Do I Pay Sales Tax When I Sell My Car?

If you profit from the sale of a car, you will need to pay capital gains tax.

It’s generally not an issue for car sellers, as both new and used cars depreciate rapidly. But if you got a great deal on a vehicle or you spent a lot of time repairing and upgrading it before selling for a profit, you’ll need to consider capital gains tax.

The good news is that you don’t need to pay capital gains tax on the difference between the purchase price and the sale price. You also have to factor the improvements into the equation and will only pay tax on the remainder.

For example, if you purchase a car for $10,000, spend $2,000 improving it and then sell it for $11,000, it is considered a capital loss and you don’t need to pay any tax.

But if that car sells for $15,000, you will have made $3,000 profit and will need to pay tax on that $3,000.

The amount of capital gains tax that you pay will depend on your income and filing status.

What About Sales Tax?

If you are the buyer and not the seller, you may need to pay a type of car tax in the form of sales tax. The rules on sales taxes differ from state to state but you will be charged by the state in which the car is registered and not the one where it is bought.

It means that you can’t simply travel out of state to pay less sales tax or no sales tax at all. On the plus side, if you live in a state that doesn’t charge sales taxes, including Oregon and New Hampshire, you won’t pay taxes on vehicles purchased inside or outside your state.

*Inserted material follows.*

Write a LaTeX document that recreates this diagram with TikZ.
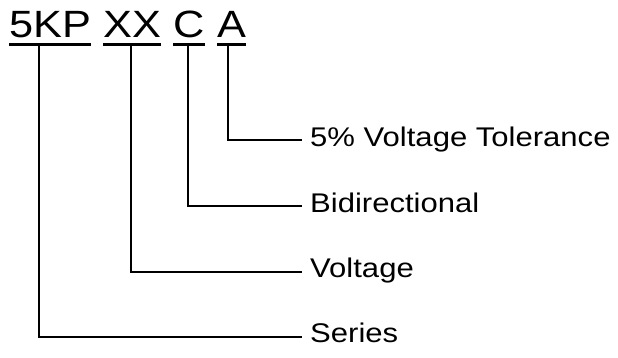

The Bottom Line: Do I Pay Income Tax if I Sell My Car?

Generally speaking, you don’t need to worry about tax if you’re taking a hit on the sale of a car. Even if you’re making improvements and increasing the market value, you won’t need to calculate capital gains tax if you make a loss overall.

Just remember to keep the receipts and to show proof of capital loss, as the IRS won’t just take your word for it.